> **TASK INSTRUCTIONS**
Extract and list every line that contains the word "this".

> **SOURCE RECORDS**
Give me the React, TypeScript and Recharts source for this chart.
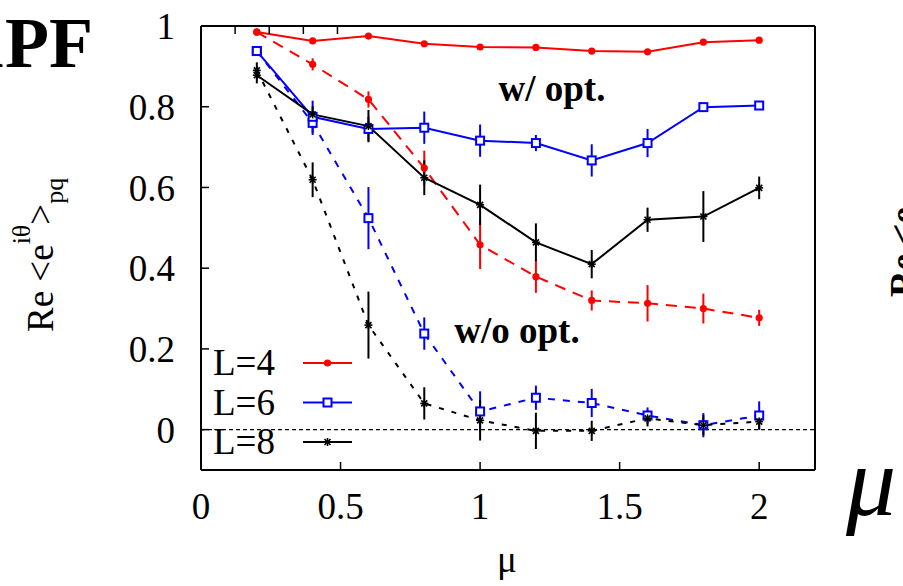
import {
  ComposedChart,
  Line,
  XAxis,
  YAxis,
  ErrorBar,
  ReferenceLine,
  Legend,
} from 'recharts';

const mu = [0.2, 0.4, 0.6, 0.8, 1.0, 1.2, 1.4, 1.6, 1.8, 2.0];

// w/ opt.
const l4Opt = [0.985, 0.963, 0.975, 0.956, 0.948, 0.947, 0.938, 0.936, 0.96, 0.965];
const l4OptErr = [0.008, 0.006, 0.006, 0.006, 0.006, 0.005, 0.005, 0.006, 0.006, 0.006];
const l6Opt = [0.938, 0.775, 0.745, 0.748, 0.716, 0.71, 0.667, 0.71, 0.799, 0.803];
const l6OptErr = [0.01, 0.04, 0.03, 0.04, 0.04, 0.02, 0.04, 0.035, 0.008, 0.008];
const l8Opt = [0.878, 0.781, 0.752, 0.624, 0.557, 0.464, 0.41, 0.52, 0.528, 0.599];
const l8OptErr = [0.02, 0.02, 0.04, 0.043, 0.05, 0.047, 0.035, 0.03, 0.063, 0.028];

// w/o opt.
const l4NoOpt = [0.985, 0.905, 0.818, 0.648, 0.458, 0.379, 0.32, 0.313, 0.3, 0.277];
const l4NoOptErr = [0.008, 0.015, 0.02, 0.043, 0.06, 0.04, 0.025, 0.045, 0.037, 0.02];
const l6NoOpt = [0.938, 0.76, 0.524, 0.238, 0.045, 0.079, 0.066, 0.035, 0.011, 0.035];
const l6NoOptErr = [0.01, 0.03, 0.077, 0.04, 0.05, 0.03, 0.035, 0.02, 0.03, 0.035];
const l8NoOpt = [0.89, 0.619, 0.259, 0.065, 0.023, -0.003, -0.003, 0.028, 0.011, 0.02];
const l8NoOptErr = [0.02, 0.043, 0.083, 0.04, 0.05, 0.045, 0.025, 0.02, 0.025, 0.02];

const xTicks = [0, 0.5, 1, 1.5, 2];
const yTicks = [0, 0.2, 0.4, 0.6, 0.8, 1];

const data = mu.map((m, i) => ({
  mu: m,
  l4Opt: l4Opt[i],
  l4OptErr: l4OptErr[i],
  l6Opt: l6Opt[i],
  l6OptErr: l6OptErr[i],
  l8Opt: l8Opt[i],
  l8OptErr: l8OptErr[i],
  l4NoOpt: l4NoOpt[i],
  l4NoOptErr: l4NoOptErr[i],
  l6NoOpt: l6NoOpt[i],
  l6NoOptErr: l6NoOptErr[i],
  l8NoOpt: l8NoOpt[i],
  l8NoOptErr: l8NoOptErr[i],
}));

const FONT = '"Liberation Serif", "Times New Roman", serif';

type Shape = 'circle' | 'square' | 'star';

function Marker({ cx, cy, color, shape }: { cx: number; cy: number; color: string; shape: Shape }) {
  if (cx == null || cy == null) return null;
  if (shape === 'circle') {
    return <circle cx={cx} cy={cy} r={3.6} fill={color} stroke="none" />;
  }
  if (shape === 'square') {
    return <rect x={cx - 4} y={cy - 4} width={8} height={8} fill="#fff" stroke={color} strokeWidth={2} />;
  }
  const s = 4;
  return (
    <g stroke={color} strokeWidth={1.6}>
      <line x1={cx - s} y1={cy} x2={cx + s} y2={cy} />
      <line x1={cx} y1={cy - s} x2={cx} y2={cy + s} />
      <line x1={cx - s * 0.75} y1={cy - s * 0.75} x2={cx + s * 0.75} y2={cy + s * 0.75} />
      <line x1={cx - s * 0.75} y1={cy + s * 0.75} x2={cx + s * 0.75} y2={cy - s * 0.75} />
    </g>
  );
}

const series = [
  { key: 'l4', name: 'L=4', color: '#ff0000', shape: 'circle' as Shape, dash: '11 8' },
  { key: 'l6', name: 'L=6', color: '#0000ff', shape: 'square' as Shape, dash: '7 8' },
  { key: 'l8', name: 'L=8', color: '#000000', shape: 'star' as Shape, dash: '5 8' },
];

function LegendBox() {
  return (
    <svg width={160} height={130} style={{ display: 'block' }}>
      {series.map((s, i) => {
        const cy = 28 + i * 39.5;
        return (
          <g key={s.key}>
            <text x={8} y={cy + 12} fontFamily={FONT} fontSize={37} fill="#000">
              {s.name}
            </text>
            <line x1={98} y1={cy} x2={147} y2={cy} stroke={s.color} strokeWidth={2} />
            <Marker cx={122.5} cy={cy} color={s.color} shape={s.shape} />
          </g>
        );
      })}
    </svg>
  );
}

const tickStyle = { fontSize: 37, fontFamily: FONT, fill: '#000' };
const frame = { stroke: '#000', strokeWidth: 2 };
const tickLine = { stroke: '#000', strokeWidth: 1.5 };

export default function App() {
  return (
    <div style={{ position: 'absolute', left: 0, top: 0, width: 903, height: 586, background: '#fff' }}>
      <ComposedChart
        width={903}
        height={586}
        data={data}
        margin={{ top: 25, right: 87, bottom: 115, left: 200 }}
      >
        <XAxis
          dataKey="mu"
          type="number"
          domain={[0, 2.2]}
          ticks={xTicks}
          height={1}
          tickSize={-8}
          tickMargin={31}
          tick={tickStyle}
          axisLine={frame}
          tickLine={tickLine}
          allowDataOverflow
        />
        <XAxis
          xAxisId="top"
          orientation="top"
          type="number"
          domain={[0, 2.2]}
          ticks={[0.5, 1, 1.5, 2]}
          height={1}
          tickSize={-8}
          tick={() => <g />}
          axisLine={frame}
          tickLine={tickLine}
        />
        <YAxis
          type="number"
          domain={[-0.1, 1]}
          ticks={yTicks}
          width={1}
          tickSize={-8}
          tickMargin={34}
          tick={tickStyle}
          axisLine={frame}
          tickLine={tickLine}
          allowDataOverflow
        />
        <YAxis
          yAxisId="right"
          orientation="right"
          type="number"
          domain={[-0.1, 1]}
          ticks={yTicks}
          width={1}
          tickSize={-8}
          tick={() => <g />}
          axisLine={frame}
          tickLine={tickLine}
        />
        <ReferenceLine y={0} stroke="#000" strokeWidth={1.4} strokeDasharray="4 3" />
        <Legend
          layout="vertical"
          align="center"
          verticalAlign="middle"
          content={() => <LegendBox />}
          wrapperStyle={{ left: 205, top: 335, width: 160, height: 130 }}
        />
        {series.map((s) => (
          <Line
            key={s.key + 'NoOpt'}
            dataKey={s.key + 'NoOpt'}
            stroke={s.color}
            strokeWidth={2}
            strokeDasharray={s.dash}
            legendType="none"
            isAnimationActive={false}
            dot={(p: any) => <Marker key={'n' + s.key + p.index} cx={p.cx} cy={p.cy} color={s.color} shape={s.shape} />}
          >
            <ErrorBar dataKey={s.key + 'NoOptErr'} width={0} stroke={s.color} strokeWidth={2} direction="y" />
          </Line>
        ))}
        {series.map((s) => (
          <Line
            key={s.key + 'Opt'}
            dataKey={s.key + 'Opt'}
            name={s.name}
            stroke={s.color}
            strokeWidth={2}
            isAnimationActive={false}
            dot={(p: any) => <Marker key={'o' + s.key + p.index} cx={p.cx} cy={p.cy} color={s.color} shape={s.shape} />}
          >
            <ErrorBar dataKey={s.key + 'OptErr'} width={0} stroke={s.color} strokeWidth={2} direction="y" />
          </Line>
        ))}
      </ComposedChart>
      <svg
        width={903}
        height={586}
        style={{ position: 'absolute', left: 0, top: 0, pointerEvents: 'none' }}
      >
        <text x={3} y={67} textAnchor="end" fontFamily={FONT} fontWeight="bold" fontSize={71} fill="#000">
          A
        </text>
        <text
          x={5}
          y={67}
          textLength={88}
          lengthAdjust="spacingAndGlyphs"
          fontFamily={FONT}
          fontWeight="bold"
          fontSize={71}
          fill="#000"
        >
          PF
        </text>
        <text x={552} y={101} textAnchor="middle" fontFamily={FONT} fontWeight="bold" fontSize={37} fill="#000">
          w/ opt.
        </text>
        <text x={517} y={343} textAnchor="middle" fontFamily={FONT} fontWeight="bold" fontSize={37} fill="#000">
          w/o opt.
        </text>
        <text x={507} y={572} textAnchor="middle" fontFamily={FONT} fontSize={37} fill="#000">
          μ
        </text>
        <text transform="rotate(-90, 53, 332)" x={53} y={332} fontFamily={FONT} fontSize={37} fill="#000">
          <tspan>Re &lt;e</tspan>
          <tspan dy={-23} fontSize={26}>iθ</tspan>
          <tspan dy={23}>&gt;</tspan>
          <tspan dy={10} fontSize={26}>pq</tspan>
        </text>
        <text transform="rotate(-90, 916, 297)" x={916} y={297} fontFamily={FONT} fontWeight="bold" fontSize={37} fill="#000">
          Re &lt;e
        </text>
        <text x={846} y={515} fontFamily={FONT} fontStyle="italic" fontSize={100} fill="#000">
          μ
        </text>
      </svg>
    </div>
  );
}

--

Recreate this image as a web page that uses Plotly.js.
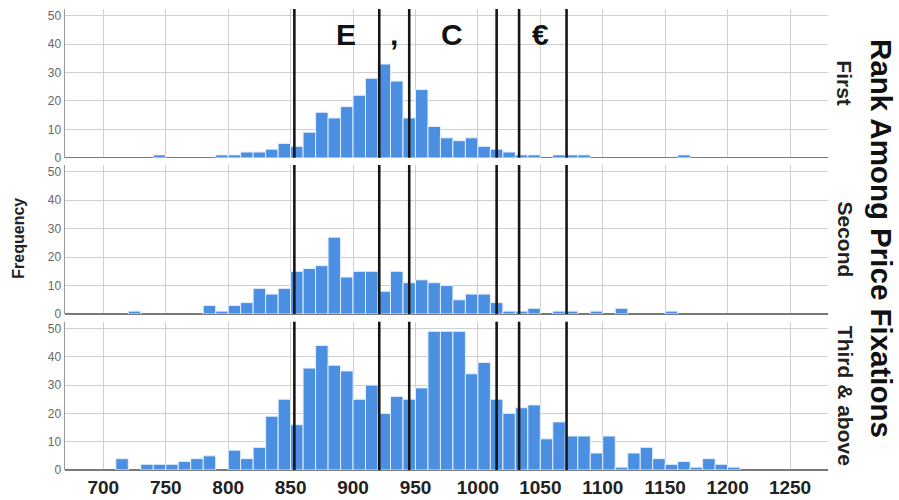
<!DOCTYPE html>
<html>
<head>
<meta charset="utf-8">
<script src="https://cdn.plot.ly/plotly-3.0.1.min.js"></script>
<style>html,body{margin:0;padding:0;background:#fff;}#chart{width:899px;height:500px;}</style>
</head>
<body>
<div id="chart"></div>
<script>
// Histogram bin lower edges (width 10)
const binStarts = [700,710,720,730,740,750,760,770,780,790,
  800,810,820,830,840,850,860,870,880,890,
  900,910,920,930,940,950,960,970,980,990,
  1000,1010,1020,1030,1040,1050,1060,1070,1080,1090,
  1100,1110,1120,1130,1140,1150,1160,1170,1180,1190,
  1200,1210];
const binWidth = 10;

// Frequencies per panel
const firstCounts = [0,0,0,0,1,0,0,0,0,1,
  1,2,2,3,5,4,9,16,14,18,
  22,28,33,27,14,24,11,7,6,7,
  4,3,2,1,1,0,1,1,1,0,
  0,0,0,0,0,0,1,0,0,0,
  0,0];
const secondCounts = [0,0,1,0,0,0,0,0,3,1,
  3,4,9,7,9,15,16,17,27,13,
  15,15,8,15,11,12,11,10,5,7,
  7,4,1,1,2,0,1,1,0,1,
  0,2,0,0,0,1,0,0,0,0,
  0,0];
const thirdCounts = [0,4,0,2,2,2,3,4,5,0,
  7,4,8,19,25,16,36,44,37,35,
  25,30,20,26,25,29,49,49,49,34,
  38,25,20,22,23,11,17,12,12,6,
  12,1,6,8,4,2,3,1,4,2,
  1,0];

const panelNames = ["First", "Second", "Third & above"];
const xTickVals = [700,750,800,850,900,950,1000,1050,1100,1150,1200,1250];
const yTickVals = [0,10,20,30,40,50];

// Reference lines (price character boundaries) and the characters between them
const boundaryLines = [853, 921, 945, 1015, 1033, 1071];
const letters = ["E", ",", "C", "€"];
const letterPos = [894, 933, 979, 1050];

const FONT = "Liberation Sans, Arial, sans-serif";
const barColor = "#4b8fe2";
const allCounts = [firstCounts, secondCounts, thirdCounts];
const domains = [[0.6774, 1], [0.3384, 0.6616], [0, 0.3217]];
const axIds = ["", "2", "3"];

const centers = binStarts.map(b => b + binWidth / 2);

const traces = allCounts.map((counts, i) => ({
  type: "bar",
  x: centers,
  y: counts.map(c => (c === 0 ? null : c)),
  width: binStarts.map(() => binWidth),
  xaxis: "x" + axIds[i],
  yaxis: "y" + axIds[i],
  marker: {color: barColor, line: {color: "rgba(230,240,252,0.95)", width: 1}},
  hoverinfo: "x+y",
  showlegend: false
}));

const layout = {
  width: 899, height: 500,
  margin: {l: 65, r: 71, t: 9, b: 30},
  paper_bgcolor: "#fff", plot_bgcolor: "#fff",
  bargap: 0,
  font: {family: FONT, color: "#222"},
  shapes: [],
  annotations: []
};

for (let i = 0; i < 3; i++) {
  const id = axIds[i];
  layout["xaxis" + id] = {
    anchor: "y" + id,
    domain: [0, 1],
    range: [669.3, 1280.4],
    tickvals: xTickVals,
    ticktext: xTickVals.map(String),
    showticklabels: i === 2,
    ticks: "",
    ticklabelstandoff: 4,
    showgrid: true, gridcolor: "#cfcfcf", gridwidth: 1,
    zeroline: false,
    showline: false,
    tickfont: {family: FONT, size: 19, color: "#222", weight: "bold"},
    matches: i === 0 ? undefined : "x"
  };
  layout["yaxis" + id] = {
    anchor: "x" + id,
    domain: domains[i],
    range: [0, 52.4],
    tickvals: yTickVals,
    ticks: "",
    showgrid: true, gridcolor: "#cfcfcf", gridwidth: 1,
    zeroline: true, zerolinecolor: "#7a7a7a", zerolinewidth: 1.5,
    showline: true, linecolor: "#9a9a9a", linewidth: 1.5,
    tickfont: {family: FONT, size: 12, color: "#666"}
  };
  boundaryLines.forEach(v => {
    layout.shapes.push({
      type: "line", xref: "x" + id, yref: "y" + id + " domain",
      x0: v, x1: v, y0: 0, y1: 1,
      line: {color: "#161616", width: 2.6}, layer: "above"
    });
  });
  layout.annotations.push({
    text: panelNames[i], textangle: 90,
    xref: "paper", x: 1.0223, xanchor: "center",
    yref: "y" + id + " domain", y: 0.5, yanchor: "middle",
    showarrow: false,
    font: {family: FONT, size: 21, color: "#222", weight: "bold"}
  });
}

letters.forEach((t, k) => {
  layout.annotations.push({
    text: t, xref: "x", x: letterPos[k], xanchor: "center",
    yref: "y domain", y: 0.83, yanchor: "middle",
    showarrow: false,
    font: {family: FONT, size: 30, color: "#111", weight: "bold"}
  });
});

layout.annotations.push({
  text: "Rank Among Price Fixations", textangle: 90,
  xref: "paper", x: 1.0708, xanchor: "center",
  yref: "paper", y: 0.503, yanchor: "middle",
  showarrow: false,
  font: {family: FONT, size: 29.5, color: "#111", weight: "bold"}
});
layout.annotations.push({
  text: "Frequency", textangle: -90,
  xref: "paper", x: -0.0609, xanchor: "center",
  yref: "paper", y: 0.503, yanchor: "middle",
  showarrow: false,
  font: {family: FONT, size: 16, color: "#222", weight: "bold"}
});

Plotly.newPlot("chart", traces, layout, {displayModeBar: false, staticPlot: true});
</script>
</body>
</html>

> **SOLVED EXERCISE**
Give me the React, TypeScript and Recharts source for this chart.
Recreate this image as a web page that uses Plotly.js.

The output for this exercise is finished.